The images showed J-11s in a very light grey livery consistent with the PLANAF's Sukhoi Su-30MKK2 fighters, 24 (one regiment) of which were delivered in 2004. The single-seat fighters reportedly have the designation J-11BH, a new variant of the J-11B, which in turn is Shenyang's significantly modified version of Sukhoi's Su-27SK that Shenyang began co-producing after a 1998 agreement. These will be accompanied by a version of the twin-seat J-11BS, identifiable in the recent images by its taller twin vertical stabilisers. In PLANAF service this aircraft will reportedly be designated the J-11BSH.
China's appropriation of Sukhoi's design - without contract or compensation - has resulted in considerable unease among Russian officials, who have also repeatedly expressed their scepticism as to whether China could copy the Su-27SK or go on to produce improved versions, such as a carrier-capable variant.
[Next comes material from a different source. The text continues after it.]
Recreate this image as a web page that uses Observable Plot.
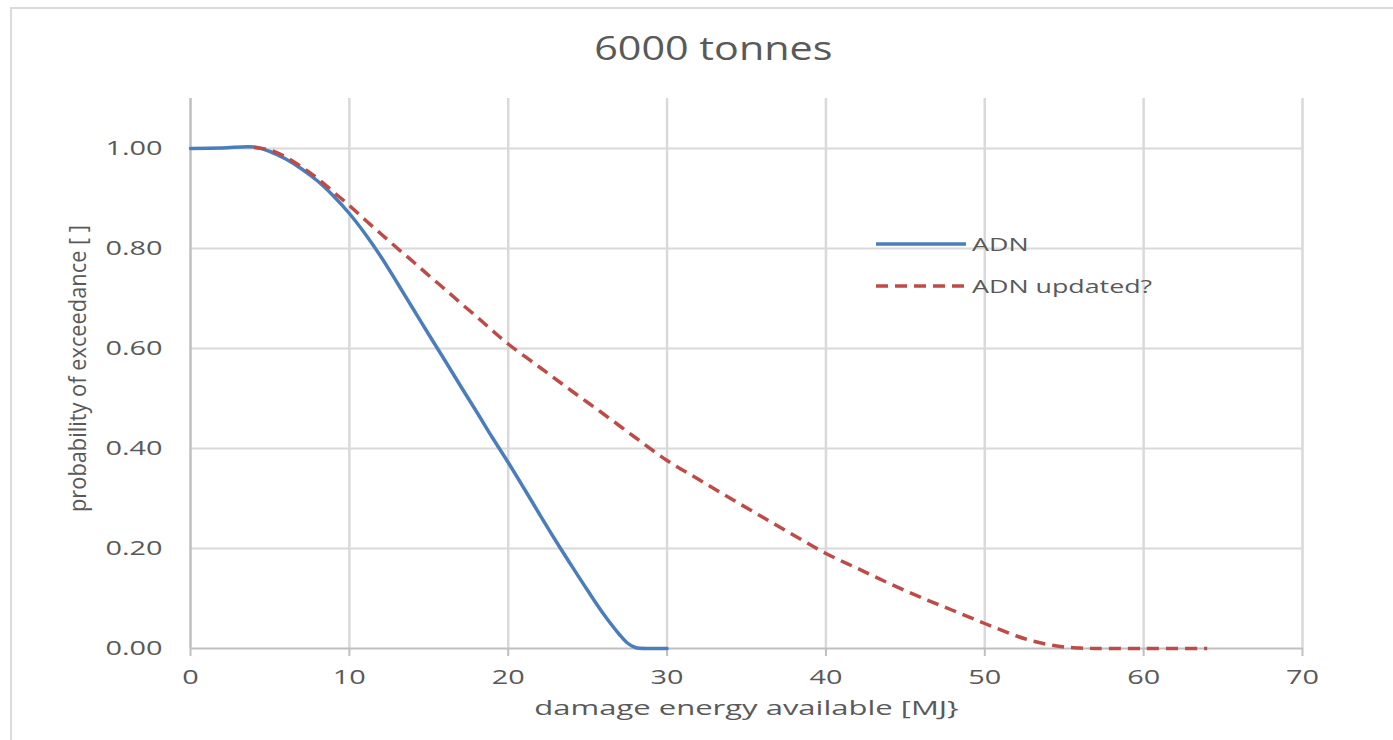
<!DOCTYPE html>
<html>
<head>
<meta charset="utf-8">
<script src="https://cdn.jsdelivr.net/npm/d3@7"></script>
<script src="https://cdn.jsdelivr.net/npm/@observablehq/plot@0.6"></script>
<style>
  html, body { margin: 0; padding: 0; width: 1393px; height: 740px; overflow: hidden; background: #fff; }
  #frame { position: absolute; left: 10px; top: 7px; width: 1400px; height: 800px; box-sizing: border-box;
           border-left: 2px solid #dadada; border-top: 2px solid #dadada; }
  #chart { position: absolute; left: 0; top: 0; width: 1393px; height: 740px; font-family: "Open Sans", sans-serif; }
  #title { height: 72px; padding-top: 8px; padding-left: 34px; line-height: 80px; text-align: center; color: #595959; font-size: 32px; }
  #title span { display: inline-block; transform: scaleX(1.29); transform-origin: center; }
  #legend { position: absolute; left: 875px; top: 228px; color: #595959; font-size: 19px; }
  .row { position: relative; height: 42px; }
  .row svg { position: absolute; left: 0; top: 0; }
  .row span { position: absolute; left: 97px; top: 0; line-height: 32px; display: inline-block;
              transform: scaleX(1.41); transform-origin: left center; white-space: nowrap; }
</style>
</head>
<body>
<div id="frame"></div>
<div id="chart">
  <div id="title"><span>6000 tonnes</span></div>
  <div id="plot"></div>
  <div id="legend"></div>
</div>
<script>
// ---- data ----
const titleText = "6000 tonnes";
const xLabel = "damage energy available [MJ}";
const yLabel = "probability of exceedance [ ]";
const xTicks = [0, 10, 20, 30, 40, 50, 60, 70];
const yTicks = [0, 0.2, 0.4, 0.6, 0.8, 1.0];
const seriesNames = ["ADN", "ADN updated?"];
const seriesColors = ["#4a7ebb", "#be4b48"];

const adnX = [0, 2, 4, 5, 6, 7, 8, 9, 10, 11, 12, 13, 14, 15, 16, 17, 18, 19, 20, 21, 22, 23, 24, 25, 26, 27, 27.5, 28, 29, 30];
const adnY = [1.000, 1.001, 1.003, 0.994, 0.979, 0.959, 0.935, 0.905, 0.870, 0.829, 0.783, 0.732, 0.680, 0.628, 0.577, 0.525, 0.474, 0.422, 0.372, 0.320, 0.267, 0.215, 0.165, 0.116, 0.069, 0.028, 0.011, 0.002, 0.000, 0.000];

const updX = [4, 5, 6, 7, 8, 9, 10, 11, 12, 13, 14, 15, 16, 17, 18, 19, 20, 22, 24, 26, 28, 30, 32, 34, 36, 38, 40, 42, 44, 46, 48, 50, 52, 53, 54, 55, 56, 57, 60, 64];
const updY = [1.002, 0.997, 0.983, 0.963, 0.940, 0.913, 0.886, 0.857, 0.829, 0.801, 0.774, 0.746, 0.719, 0.691, 0.664, 0.636, 0.609, 0.562, 0.515, 0.469, 0.422, 0.376, 0.338, 0.300, 0.263, 0.226, 0.190, 0.160, 0.130, 0.102, 0.076, 0.050, 0.025, 0.015, 0.008, 0.003, 0.001, 0.000, 0.000, 0.000];

const adn = adnX.map((x, i) => ({x, y: adnY[i]}));
const upd = updX.map((x, i) => ({x, y: updY[i]}));

document.querySelector("#title span").textContent = titleText;

const plot = Plot.plot({
  width: 1393,
  height: 660,
  marginTop: 18,
  marginBottom: 92,
  marginLeft: 190,
  marginRight: 91,
  style: {fontFamily: "'Open Sans', sans-serif", color: "#595959", background: "transparent", overflow: "visible"},
  x: {domain: [0, 70]},
  y: {domain: [0, 1.1]},
  marks: [
    Plot.ruleX(xTicks.slice(1), {y1: 0, y2: 1.1, stroke: "#d9d9d9", strokeWidth: 2.5}),
    Plot.ruleY(yTicks.slice(1), {stroke: "#d9d9d9", strokeWidth: 2}),
    Plot.ruleX([0], {y1: 0, y2: 1.1, stroke: "#bfbfbf", strokeWidth: 2.5}),
    Plot.ruleY([0], {stroke: "#bfbfbf", strokeWidth: 2}),
    Plot.axisX({ticks: xTicks, tickSize: 8, tickPadding: 14, stroke: "#bfbfbf", strokeWidth: 2, fill: "#595959",
                fontSize: 19.5, tickFormat: d => String(d), label: null}),
    Plot.axisY({ticks: yTicks, tickSize: 0, tickPadding: 28, fill: "#595959",
                fontSize: 19.5, tickFormat: d3.format(".2f"), label: null}),
    Plot.text([xLabel], {frameAnchor: "bottom", dy: 66, fontSize: 19.5, fill: "#595959"}),
    Plot.text([yLabel], {frameAnchor: "left", rotate: -90, dx: -112, dy: -5, fontSize: 24, fill: "#595959"}),
    Plot.line(adn, {x: "x", y: "y", stroke: seriesColors[0], strokeWidth: 3.5, curve: "catmull-rom"}),
    Plot.line(upd, {x: "x", y: "y", stroke: seriesColors[1], strokeWidth: 3.5, strokeDasharray: "12,7",
                    strokeLinecap: "butt", curve: "catmull-rom"})
  ]
});
document.getElementById("plot").appendChild(plot);

// widen the text the way the reference (a horizontally stretched screenshot) shows it
plot.querySelectorAll("text").forEach(t => {
  const len = t.getComputedTextLength();
  if (!len) return;
  if (t.textContent === yLabel) {
    const L = 287;
    t.setAttribute("text-anchor", "start");
    t.setAttribute("x", (-L / 2).toFixed(1));
    t.setAttribute("textLength", L);
  } else if (t.textContent === xLabel) {
    t.setAttribute("textLength", (len * 1.59).toFixed(1));
  } else {
    t.setAttribute("textLength", (len * 1.48).toFixed(1));
  }
  t.setAttribute("lengthAdjust", "spacingAndGlyphs");
});

// legend
const legend = document.getElementById("legend");
seriesNames.forEach((name, i) => {
  const row = document.createElement("div");
  row.className = "row";
  const dash = i === 1 ? ' stroke-dasharray="12,7"' : '';
  row.innerHTML = `<svg width="92" height="32"><line x1="1" x2="91" y1="16" y2="16" stroke="${seriesColors[i]}" stroke-width="3.5"${dash}/></svg><span></span>`;
  row.querySelector("span").textContent = name;
  legend.appendChild(row);
});
</script>
</body>
</html>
The J-11B reportedly features a slightly lighter airframe than the Russian original, made possible by greater use of composites, and a new Chinese-designed radar. It carries Chinese-designed air-to-air missiles such as the radar-guided Luoyang PL-12. Some sources indicate that J-11Bs may soon be equipped with a new active electronically scanned array (AESA) radar that is also likely to be used by the new Chengdu J-10B. Some recent images indicate that PLA Air Force J-11Bs may finally be receiving the Chinese-designed Shenyang WS-10A Taihang high-performance turbofan, the development and production of which has been a major objective for China's aerospace sector since the early 1990s.
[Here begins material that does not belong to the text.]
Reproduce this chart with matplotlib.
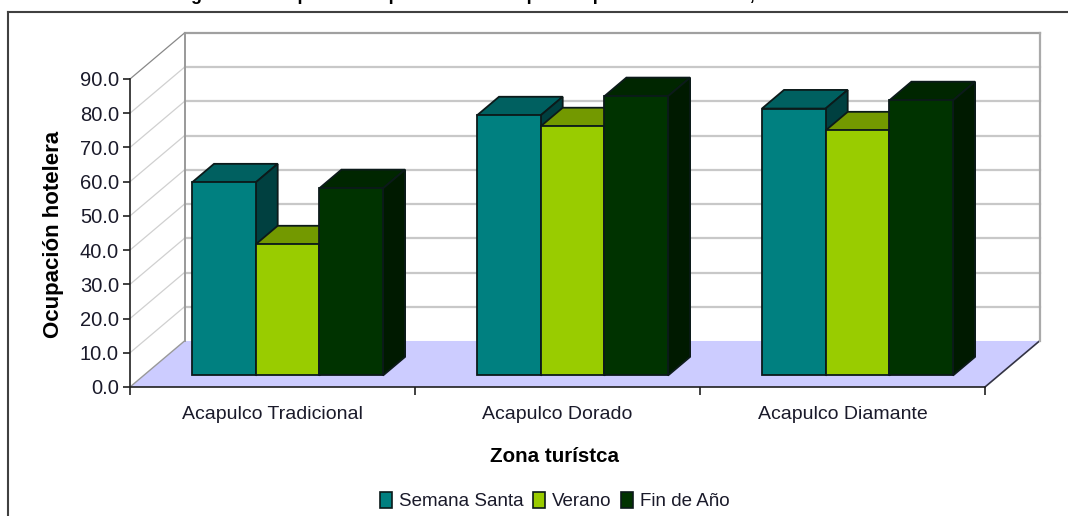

It is not clear if the new J-11s will supplement or replace China's older Shenyang J-8B/D fighters, which reportedly comprise about two regiments of the PLANAF. In the J-11BH the PLANAF is acquiring a new platform with significantly greater combat potential than the J-8, which it surpasses in multirole capability and raw manoeuvring power.
The PLANAF J-11s will probably have a potent anti-ship capability to supplement the services' five regiments of Xian JH-7/A strike fighters. Greater use of the J-11BH as a ground-based fighter will also ensure a constant pool of candidates for the expected carrier-capable version of the J-11B, which may incorporate features of the Sukhoi Su-33 carrier-based fighter.
The supposed emergence of naval J-11s is noteworthy in light of China's recent naval exercises, which featured an unprecedented level of sophistication in areas near Japanese territory. In April 2010 about 10 PLAN surface ships and submarines from the East Sea and North Sea Fleets, occasionally supported by fighter and airborne early warning aircraft, sailed near Okinawa, leading to an incident in which PLANAF Kamov Ka-32 helicopters approached to within 90 m of a Japanese destroyer. PLANAF J-11B fighters might prove much more of a challenge for Japan's Mitsubishi-Boeing F-15 and Mitsubishi F-2 fighters than their predecessors.